To be a gay father raising three children in the nineties was to live in quiet. Only the closest people to me knew the truth, because protecting my children mattered more than my own openness. I came out at twenty-nine, but even then it was carefully measured, told only to those who needed to know. The rest of the world got a version of me I edited for their comfort and for my children’s safety.
Relationships happened in shadows. I had moments of love, people who mattered deeply to me, but in the end those relationships could never stand fully in the light. Some ended not because the love wasn’t real, but because I couldn’t commit openly. To let people know was to risk exposure, and exposure meant the possibility of my children being judged, ridiculed, or even taken from me. That was the constant calculation. Will this put my kids in danger? If the answer was yes, then love had to be left behind. That is a grief I carried in silence.
It was harder because of where we were. This wasn’t New York or San Francisco. This was middle Missouri, a small town where everyone knew your business and difference was never forgotten. You could not count on understanding. You could not trust that teachers, doctors, or judges would be fair. In fact, the law was against you more often than not. Through the nineties, many states still allowed custody to be denied solely because of a parent’s sexuality. In 1993 the Arkansas Supreme Court upheld the removal of a child from their mother because she was a lesbian. These cases weren’t rare. They were warnings whispered in our community. Every gay parent lived with the knowledge that their truth could be used as a weapon.
And public opinion at the time was stacked against us. A 1994 Gallup poll found that only thirty-three percent of Americans thought gay people should be allowed to adopt. Two-thirds of the country believed we were unfit by definition. That number hung in the back of your mind every time you filled out a school form, stood at a soccer game, or walked into a parent-teacher conference. You were outnumbered, and you knew it.
The AIDS crisis had left a permanent stain on how society saw gay men in particular. By the early nineties, fear and stigma were still rampant. Leaders like Jerry Falwell were still declaring that AIDS was God’s punishment. Anita Bryant’s crusade of the late seventies had already planted the narrative that queer people were a danger to children, and that idea never fully went away. It trickled down into sermons in small churches, into offhand remarks at diners, into schoolyard taunts. My children didn’t need to be targets of that prejudice, and so I learned to hide in plain sight.
But the hiding took a toll. It meant isolation. There were no support groups in my town. No internet communities to lean on at two in the morning. No safe spaces to share stories with other fathers like me. You kept your truth in your pocket like a heavy stone and smiled through the weight of it. You went to work, you made the meals, you tucked your children into bed, and all the while you knew that the real you was living in silence.

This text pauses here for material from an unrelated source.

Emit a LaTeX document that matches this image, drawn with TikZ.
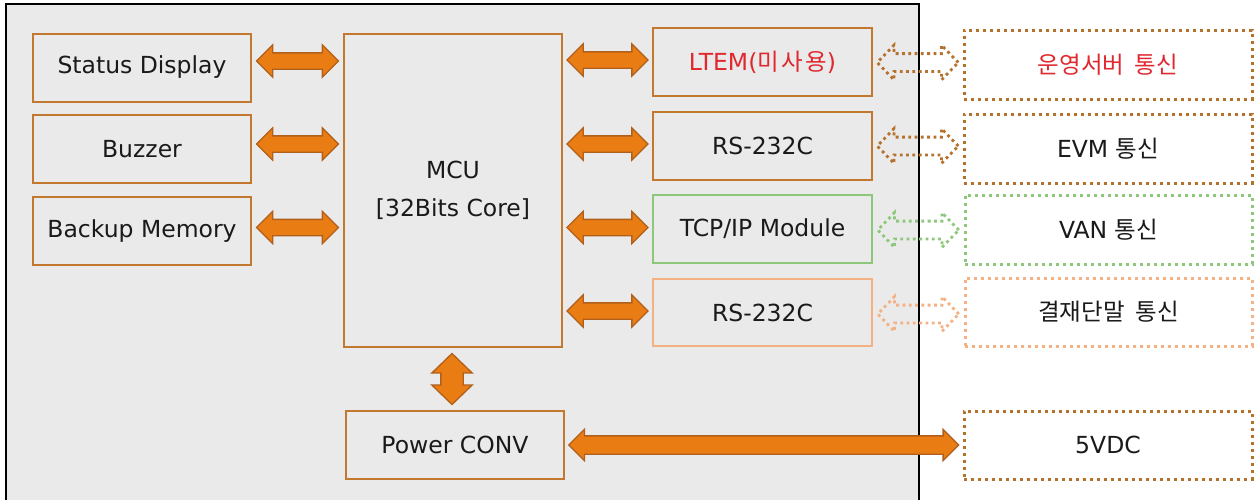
\documentclass[tikz,border=0pt]{standalone}
\usepackage{fontspec}
\setmainfont{DejaVu Sans}
\newfontfamily\kr[Scale=1.0]{Noto Sans CJK KR}
\usetikzlibrary{shapes.arrows,calc}
\definecolor{bg}{HTML}{EAEAEA}
\definecolor{boxc}{RGB}{194,120,46}
\definecolor{arrf}{HTML}{E97C12}
\definecolor{arrd}{HTML}{B0601C}
\definecolor{grn}{HTML}{8CC77A}
\definecolor{lor}{HTML}{F4B183}
\definecolor{dbr}{HTML}{B5722C}
\definecolor{redt}{HTML}{E0282E}
\definecolor{txt}{HTML}{1A1A1A}
\begin{document}
\begin{tikzpicture}[x=1pt,y=-1pt,
  every node/.style={font=\fontsize{23.5}{27}\selectfont, text=txt},
  box/.style={draw=boxc, line width=2pt, fill=bg, minimum width=218pt, minimum height=68pt, inner sep=0pt},
  extbox/.style={line width=3pt, dash pattern=on 3pt off 4pt, fill=white, minimum width=288pt, minimum height=69pt, inner sep=0pt},
  blk/.style={double arrow, fill=arrf, draw=arrd, line width=1.3pt, inner xsep=0pt, inner ysep=7.5pt, double arrow head extend=8pt, double arrow tip angle=90},
  dblk/.style={double arrow, draw=#1, line width=2.8pt, dash pattern=on 2.8pt off 3.5pt, inner xsep=0pt, inner ysep=7.5pt, double arrow head extend=8.5pt, double arrow tip angle=92, minimum height=81pt}
]
\useasboundingbox (0,0) rectangle (1258,499);
% outer panel
\fill[bg] (6,4) rectangle (919,505);
\draw[black, line width=2pt] (6,505) -- (6,4) -- (919,4) -- (919,505);

% internal boxes
\node[box] (sd) at (142,67.5) {Status Display};
\node[box] (bz) at (142,149) {Buzzer};
\node[box] (bm) at (142,231) {Backup Memory};
\node[box, minimum height=313pt, align=center, font=\fontsize{23.5}{38}\selectfont] (mcu) at (453,190.5) {MCU\\{[32Bits Core]}};
\node[box, minimum width=219pt, text=redt] (lte) at (762.5,62) {LTEM({\kr 미\hspace{0.1em}사\hspace{0.1em}용})};
\node[box, minimum width=219pt] (rs1) at (762.5,146) {RS-232C};
\node[box, draw=grn, minimum width=219pt] (tcp) at (762.5,229) {TCP/IP Module};
\node[box, draw=lor, minimum width=219pt, minimum height=67pt] (rs2) at (762.5,312.5) {RS-232C};
\node[box] (pwr) at (455,445) {Power CONV};

% external boxes
\node[extbox, draw=dbr, text=redt] (e1) at (1108,64.5) {\kr 운영서버\hspace{0.45em}통신};
\node[extbox, draw=dbr] (e2) at (1108,148.5) {EVM {\kr 통신}};
\node[extbox, draw=grn, minimum width=287pt] (e3) at (1108.5,229.5) {VAN {\kr 통신}};
\node[extbox, draw=lor, minimum width=287pt, minimum height=68pt] (e4) at (1108.5,312) {\kr 결재단말\hspace{0.45em}통신};
\node[extbox, draw=dbr, minimum height=68pt] (e5) at (1108,445) {5VDC};

% block arrows left
\node[blk, minimum height=82pt] (a1) at ($(sd.east)!.5!(sd.east -| mcu.west)+(0,-6.5)$) {};
\node[blk, minimum height=82pt] (a2) at ($(bz.east)!.5!(bz.east -| mcu.west)+(0,-5)$) {};
\node[blk, minimum height=82pt] (a3) at ($(bm.east)!.5!(bm.east -| mcu.west)+(0,-3.5)$) {};
% block arrows right
\node[blk, minimum height=81pt] (a4) at ($(lte.west -| mcu.east)!.5!(lte.west)+(0,-2)$) {};
\node[blk, minimum height=81pt] (a5) at ($(rs1.west -| mcu.east)!.5!(rs1.west)+(0,-2)$) {};
\node[blk, minimum height=81pt] (a6) at ($(tcp.west -| mcu.east)!.5!(tcp.west)+(0,-1.5)$) {};
\node[blk, minimum height=81pt] (a7) at ($(rs2.west -| mcu.east)!.5!(rs2.west)+(0,-1.5)$) {};
% vertical
\node[blk, rotate=90, minimum height=51pt, inner ysep=10.5pt, double arrow head extend=9pt, double arrow tip angle=92] (a8) at ($(mcu.south)!.5!(pwr.north)+(-2,0)$) {};
% power
\node[blk, minimum height=390pt, inner ysep=8.5pt, double arrow head extend=6.5pt, double arrow tip angle=90] (a9) at ($(pwr.east)!.5!(e5.west)$) {};

% dotted arrows
\node[dblk=dbr] (d1) at ($(lte.east)!.5!(e1.west |- lte.east)+(0,0.5)$) {};
\node[dblk=dbr] (d2) at ($(rs1.east)!.5!(e2.west |- rs1.east)$) {};
\node[dblk=grn] (d3) at ($(tcp.east)!.5!(e3.west |- tcp.east)+(0,1)$) {};
\node[dblk=lor] (d4) at ($(rs2.east)!.5!(e4.west |- rs2.east)+(0,1.5)$) {};
\end{tikzpicture}
\end{document}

And yet, love kept me moving. The love for my children outweighed every sacrifice. They didn’t see me as anything but Dad, and that was the only title I needed. Looking back, I realize how much of that time was about survival, but also about hope. I hoped my children would grow up in a world where being gay didn’t mean being unfit to parent. I hoped they would never have to hide their truth the way I did. I hoped that families like ours would one day be recognized not as contradictions, but as proof of love’s strength.
That was life in small-town Missouri in the nineties. It was love lived fiercely behind drawn curtains. It was relationships that never had the chance to flourish because openness was out of the question. It was fear woven into every decision and isolation shaping every day. And yet, it was also resilience. Because through all of it, I raised my children with the fullness of my heart.
Now I look around and I see things sliding back in that direction. Different faces, different laws, but the same old rhetoric dressed in new clothes. Once again queer people are being painted as threats to children. Once again books are being banned and classrooms censored. Once again politicians are turning our lives into battlegrounds.
I do not write this because I want pity. I write it because I know the cost of silence. I know what happens when a society decides that fear is easier than acceptance. I know what it does to children who grow up hearing that their families are wrong. I know what it does to parents who love with everything they have but cannot live in the truth of who they are. I know it because I lived it.
And that is my warning. We cannot go back. We cannot allow another generation to be forced into closets and shadows. We cannot let politicians use children as shields while stripping away their futures. Because every law written in hate, every sermon built on fear, every whisper in a small-town diner comes with a cost that is paid in human lives. I saw it once from the front lines. I will not be silent while I see it rising again.